It’s amazing how one small thing can escalate into multiple things, like a snowball effect.
It started off with a conversation from a student’s parent. I won’t share details but it had to deal with a “bully” problem, which wasn’t a bully problem. It was taken out of context. But any parent “concern” all comes down to me, because it’s my classroom and my students.
I’m already in a horrible condition. I’m currently in a deep depression. So any small comment, already pushes me to the point of “it’s my fault”.
I left work, drove home with a “Pop Punk” playlist, with songs during my “EMO”/Teen phase.
I thought it would make me feel nostalgic in a good way.
But I’m going through many things at the moment (along with depression), that the playlist added to the low condition that I was in.
My mind went from:
- Developmental stages & Bullying in Child Development
- To “I’m NOT OKAY”
- To thinking about the different friendships & relationships that have disappeared throughout my 31 years of life
- To “WHAT’S WRONG WITH ME?”
- To “ISN’T IT WEIRD HOW ONE ACTION VERBAL & NON-VERBAL CAN HAVE A HUGE EFFECT ON MY LIFE”. (During therapy yesterday, I talked about the guy that I was talking to. And how upset I was that he didn’t communicate with me about plans that he made. He wanted to hang out with me, but didn’t text me. Without thinking about it, I was so emotional and started talking about how a friend from middle school was mad at me for texting her too much about plans. She asked me to hang out, she didn’t text & got mad at me for asking her about it. That one friend’s aggressive words towards me affected me in a different situation 17 years later).

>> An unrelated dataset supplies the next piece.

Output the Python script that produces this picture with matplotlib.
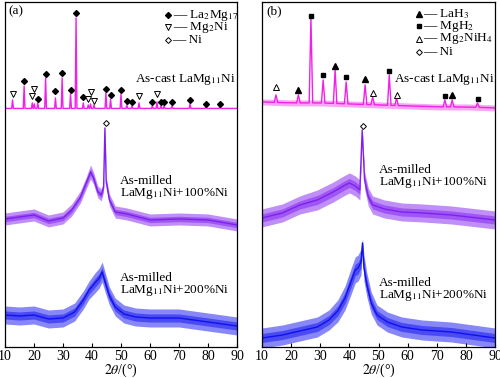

- TO “I CAN’T BE A TEACHER ANYMORE” (I’ve been soo irritable lately from anxiety and I’m afraid that my actions or words will negatively affect one of my students later in life)
- TO ” I VALUE & CARE ABOUT EVERYONE THAT HAS CROSSED MY PATH BUT I DON’T RECEIVE THE SAME AMOUNT OF VALUE & CARE BACK”

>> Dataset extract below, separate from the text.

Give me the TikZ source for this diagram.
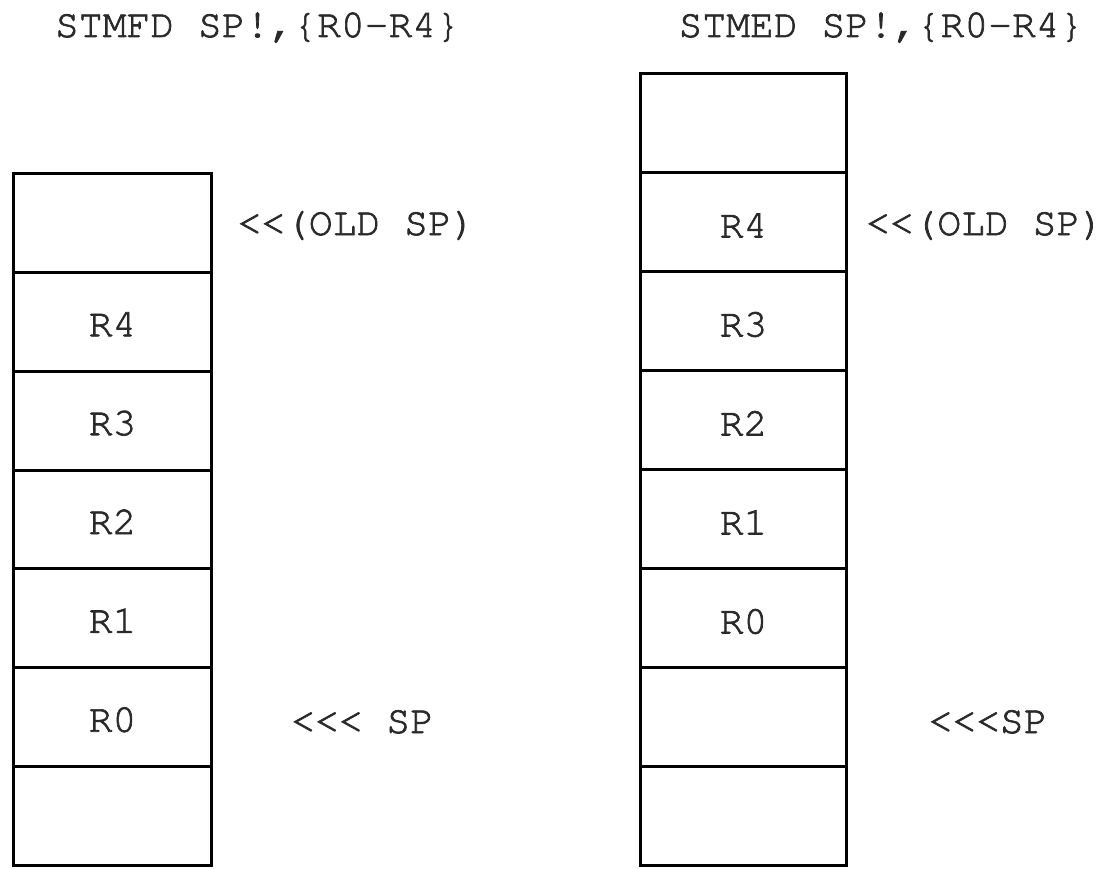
\documentclass[tikz,border=0pt]{standalone}
\usepackage[T1]{fontenc}
\renewcommand{\ttdefault}{pcr}
\definecolor{txt}{HTML}{2A2A2A}
\newcommand{\thk}[1]{\special{pdf:literal 2 Tr 0.7 w}#1\special{pdf:literal 0 Tr}}
\begin{document}
\begin{tikzpicture}[x=1pt,y=-1pt,
  lbl/.style={font=\ttfamily\fontsize{39.7pt}{48pt}\selectfont, text=txt, inner sep=0pt, anchor=base},
  cellL/.style={draw=black, line width=3pt, minimum width=198pt, minimum height=98.86pt, inner sep=0pt},
  cellR/.style={cellL, minimum width=206pt, minimum height=99pt}]
\useasboundingbox (0,0) rectangle (1110,869);
\fill[white] (0,0) rectangle (1110,869);
% titles
\node[lbl] (tL) at (257.5,37) {\thk{STMFD SP!,\{R0-R4\}}};
\node[lbl] (tR) at (881,37) {\thk{STMED SP!,\{R0-R4\}}};
% left stack
\foreach \i/\t in {0/,1/R4,2/R3,3/R2,4/R1,5/R0,6/}{
  \node[cellL] (L\i) at (112.5,{173.5+98.86*(\i+0.5)}) {};
  \node[lbl] (Lt\i) at ([yshift=-14.5pt]L\i.center) {\thk{\t}};
}
% right stack
\foreach \i/\t in {0/,1/R4,2/R3,3/R2,4/R1,5/R0,6/,7/}{
  \node[cellR] (R\i) at (743.5,{73.5+99*(\i+0.5)}) {};
  \node[lbl] (Rt\i) at ([yshift=-15.5pt]R\i.center) {\thk{\t}};
}
% side labels
\node[lbl] (oL) at (356.5,235) {\thk{<{}<(OLD SP)}};
\node[lbl] (oR) at (985,235) {\thk{<{}<(OLD SP)}};
\node[lbl] (sL) at (362.5,733) {\thk{<{}<{}< SP}};
\node[lbl] (sR) at (988,733) {\thk{<{}<{}<SP}};
\end{tikzpicture}
\end{document}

- TO “WHAT’S WRONG WITH ME?” (again).
I arrived to my exit 20(ish) minutes later, I had to wipe my tears away coming home. I cried so much that I noticed my pants and my seat were wet from my tears.

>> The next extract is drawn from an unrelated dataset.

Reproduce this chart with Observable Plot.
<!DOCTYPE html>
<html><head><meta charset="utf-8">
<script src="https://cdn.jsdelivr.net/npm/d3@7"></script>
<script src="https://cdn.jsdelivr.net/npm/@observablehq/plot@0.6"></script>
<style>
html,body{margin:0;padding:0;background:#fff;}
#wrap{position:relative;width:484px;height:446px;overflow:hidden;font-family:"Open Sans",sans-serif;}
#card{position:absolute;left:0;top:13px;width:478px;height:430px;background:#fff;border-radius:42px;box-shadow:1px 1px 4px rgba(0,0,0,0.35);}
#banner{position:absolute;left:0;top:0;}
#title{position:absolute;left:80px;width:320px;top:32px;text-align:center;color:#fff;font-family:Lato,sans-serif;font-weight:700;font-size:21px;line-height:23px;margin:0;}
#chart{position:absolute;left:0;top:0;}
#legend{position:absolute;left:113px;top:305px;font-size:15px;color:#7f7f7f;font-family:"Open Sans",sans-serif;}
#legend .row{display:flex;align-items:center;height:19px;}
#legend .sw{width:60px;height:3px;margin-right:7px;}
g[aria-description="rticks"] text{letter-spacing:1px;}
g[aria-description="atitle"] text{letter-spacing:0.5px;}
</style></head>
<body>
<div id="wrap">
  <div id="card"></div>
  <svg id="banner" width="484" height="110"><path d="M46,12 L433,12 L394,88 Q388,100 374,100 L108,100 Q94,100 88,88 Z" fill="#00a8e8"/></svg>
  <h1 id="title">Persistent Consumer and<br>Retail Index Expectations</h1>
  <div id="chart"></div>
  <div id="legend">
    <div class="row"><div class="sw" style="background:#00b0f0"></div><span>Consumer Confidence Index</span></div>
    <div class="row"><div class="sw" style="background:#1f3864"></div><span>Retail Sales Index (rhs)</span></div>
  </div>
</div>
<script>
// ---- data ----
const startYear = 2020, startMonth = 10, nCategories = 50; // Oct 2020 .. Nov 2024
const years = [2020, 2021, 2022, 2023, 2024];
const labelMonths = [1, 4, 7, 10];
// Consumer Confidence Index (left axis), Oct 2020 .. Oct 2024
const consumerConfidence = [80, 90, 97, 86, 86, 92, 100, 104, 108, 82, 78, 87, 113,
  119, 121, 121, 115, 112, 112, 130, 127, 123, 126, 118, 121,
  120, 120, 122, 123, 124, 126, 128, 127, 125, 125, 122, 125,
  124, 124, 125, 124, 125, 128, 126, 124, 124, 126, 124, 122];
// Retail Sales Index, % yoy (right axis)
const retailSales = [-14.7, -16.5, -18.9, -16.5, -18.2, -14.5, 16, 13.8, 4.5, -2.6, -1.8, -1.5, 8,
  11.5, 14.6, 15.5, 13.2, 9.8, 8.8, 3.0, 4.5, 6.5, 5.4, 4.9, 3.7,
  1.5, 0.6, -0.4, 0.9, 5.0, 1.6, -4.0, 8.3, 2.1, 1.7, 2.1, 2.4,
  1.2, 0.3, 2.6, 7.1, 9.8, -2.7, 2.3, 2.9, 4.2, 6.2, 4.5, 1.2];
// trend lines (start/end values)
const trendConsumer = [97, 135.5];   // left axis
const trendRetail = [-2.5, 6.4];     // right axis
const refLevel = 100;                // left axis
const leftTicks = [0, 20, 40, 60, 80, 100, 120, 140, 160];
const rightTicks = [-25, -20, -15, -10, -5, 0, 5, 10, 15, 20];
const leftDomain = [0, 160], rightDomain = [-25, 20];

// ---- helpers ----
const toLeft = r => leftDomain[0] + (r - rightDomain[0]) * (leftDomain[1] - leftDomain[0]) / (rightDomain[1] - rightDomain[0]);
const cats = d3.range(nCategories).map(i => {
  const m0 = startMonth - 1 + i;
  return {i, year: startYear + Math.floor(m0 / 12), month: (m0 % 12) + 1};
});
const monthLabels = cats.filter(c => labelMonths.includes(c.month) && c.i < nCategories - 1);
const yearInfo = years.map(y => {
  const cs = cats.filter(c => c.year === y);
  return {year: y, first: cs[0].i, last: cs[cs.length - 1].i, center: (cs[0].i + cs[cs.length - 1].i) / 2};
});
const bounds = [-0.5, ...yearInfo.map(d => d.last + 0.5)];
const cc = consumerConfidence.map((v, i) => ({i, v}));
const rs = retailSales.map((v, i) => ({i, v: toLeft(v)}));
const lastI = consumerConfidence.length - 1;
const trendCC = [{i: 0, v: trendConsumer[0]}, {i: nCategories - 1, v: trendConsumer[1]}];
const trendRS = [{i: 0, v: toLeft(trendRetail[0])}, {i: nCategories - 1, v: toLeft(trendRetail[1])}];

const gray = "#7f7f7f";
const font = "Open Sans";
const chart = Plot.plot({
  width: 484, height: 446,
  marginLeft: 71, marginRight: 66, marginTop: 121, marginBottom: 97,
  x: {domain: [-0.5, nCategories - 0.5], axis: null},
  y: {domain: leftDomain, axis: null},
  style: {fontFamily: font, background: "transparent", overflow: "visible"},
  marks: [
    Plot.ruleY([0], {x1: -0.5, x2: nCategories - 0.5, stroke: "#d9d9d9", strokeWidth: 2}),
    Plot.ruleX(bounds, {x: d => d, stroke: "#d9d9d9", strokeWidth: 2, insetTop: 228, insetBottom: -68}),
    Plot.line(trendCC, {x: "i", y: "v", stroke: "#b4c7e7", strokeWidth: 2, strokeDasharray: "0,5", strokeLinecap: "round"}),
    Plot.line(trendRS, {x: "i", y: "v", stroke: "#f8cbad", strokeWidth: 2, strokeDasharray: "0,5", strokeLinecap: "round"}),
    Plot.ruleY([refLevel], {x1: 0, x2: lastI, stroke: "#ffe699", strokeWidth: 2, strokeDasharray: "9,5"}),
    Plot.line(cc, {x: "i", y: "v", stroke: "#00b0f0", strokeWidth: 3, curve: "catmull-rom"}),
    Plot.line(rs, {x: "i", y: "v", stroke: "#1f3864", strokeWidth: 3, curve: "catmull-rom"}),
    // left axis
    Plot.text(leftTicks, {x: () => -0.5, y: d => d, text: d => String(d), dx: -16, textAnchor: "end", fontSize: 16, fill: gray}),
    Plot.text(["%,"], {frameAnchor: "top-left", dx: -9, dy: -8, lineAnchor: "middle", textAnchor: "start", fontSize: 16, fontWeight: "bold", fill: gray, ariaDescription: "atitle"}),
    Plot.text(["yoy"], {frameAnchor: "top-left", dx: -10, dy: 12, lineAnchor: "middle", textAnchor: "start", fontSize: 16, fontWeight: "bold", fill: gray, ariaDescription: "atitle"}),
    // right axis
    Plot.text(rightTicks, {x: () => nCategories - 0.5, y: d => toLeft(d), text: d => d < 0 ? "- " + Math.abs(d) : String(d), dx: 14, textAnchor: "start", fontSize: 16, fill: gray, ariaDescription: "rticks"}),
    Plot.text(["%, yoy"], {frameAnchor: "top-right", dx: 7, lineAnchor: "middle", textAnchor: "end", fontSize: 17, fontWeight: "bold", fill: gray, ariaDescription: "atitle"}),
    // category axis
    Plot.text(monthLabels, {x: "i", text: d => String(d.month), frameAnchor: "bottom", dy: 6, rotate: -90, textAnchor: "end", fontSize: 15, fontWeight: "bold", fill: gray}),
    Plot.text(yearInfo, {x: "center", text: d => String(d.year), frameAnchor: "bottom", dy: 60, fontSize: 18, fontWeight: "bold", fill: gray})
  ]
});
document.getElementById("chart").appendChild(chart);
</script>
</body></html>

PLEASE PLEASE PLEASE BE KIND TO EVERYONE YOU MEET.
BE KIND & SHOW PEOPLE IN YOUR LIFE THAT THEY ARE LOVED & APPRECIATED.
You never know if something you did to someone has positively or negatively affected someone.
A friend from middle school was upset with me for plans that she made & it gave me the same feeling of abandonment 17 years later when a guy that I was talking to, didn’t communicate with me about plans that he made.
That one small thing affected me in my adult life.